### Recorded information
====
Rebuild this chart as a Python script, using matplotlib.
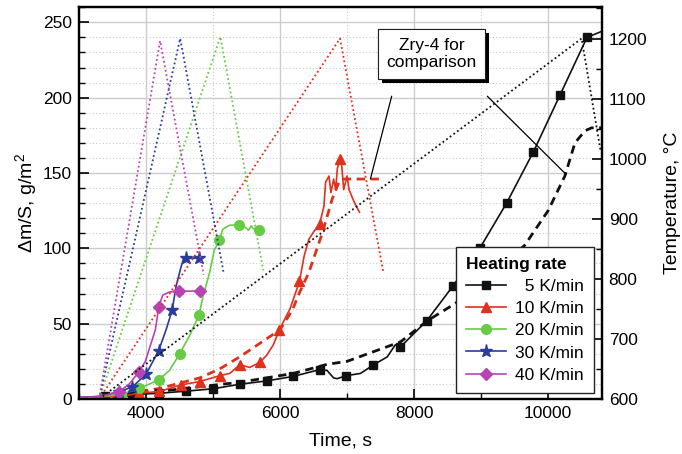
====
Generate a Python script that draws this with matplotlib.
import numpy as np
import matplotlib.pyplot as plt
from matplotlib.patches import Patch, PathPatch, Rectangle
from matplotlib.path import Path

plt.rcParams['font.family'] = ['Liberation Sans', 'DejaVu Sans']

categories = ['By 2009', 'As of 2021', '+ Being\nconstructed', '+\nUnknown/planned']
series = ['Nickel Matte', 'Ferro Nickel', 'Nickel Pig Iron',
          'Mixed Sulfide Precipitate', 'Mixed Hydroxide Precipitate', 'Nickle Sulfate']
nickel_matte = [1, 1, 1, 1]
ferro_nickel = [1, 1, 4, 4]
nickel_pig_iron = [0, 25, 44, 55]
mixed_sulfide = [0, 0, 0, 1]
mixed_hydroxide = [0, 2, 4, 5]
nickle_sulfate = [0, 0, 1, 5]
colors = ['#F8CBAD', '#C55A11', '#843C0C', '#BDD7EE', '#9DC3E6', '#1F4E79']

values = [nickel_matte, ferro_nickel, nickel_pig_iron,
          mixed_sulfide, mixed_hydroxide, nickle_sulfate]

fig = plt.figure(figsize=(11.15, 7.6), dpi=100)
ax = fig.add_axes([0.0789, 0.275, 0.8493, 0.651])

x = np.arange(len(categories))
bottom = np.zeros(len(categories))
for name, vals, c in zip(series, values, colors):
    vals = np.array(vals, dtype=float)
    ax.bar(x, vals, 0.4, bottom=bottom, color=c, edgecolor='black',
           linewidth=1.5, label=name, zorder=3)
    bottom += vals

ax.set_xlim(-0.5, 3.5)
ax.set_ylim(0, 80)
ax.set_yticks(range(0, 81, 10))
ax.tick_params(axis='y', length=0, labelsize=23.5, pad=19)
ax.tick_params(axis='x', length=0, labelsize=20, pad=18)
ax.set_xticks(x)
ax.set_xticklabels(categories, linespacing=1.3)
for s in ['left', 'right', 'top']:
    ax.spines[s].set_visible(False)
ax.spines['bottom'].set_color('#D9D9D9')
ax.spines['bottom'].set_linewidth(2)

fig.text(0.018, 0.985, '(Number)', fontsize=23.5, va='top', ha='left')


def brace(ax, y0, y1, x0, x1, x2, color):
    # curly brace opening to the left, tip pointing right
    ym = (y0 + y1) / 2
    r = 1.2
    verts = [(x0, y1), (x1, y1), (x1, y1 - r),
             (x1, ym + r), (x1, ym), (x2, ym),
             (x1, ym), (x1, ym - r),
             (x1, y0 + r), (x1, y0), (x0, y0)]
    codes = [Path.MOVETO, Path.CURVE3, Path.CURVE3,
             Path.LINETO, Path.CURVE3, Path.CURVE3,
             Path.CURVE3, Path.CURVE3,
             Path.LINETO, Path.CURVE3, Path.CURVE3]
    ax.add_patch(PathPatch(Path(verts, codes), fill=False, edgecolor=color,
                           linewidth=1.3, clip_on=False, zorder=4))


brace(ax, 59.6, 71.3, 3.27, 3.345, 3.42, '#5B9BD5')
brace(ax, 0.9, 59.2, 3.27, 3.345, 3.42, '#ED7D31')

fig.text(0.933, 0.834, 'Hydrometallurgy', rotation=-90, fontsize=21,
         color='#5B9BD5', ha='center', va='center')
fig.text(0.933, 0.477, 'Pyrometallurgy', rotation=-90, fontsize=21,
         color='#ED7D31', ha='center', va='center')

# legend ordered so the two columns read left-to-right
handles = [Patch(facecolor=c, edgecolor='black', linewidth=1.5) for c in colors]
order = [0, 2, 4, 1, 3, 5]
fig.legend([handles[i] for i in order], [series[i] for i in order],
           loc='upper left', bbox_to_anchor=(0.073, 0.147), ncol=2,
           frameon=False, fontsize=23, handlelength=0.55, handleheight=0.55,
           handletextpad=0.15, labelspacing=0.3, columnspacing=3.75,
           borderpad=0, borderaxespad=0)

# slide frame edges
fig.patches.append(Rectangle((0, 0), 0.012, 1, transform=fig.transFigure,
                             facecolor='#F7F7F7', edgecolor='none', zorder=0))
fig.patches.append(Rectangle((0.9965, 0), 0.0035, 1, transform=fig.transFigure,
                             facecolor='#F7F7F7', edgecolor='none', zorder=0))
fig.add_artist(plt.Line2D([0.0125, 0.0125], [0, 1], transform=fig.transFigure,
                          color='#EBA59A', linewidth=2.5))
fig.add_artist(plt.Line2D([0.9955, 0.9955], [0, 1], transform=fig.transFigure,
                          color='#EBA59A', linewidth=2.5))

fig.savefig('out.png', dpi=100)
====
From the line with "Generate a Python" through the line with "ax = fig.add_axes([0.0789, 0.275, 0.8493, 0.651])", set down every line exactly and nothing besides.

### Answer to the task
Generate a Python script that draws this with matplotlib.
import numpy as np
import matplotlib.pyplot as plt
from matplotlib.patches import Patch, PathPatch, Rectangle
from matplotlib.path import Path

plt.rcParams['font.family'] = ['Liberation Sans', 'DejaVu Sans']

categories = ['By 2009', 'As of 2021', '+ Being\nconstructed', '+\nUnknown/planned']
series = ['Nickel Matte', 'Ferro Nickel', 'Nickel Pig Iron',
          'Mixed Sulfide Precipitate', 'Mixed Hydroxide Precipitate', 'Nickle Sulfate']
nickel_matte = [1, 1, 1, 1]
ferro_nickel = [1, 1, 4, 4]
nickel_pig_iron = [0, 25, 44, 55]
mixed_sulfide = [0, 0, 0, 1]
mixed_hydroxide = [0, 2, 4, 5]
nickle_sulfate = [0, 0, 1, 5]
colors = ['#F8CBAD', '#C55A11', '#843C0C', '#BDD7EE', '#9DC3E6', '#1F4E79']

values = [nickel_matte, ferro_nickel, nickel_pig_iron,
          mixed_sulfide, mixed_hydroxide, nickle_sulfate]

fig = plt.figure(figsize=(11.15, 7.6), dpi=100)
ax = fig.add_axes([0.0789, 0.275, 0.8493, 0.651])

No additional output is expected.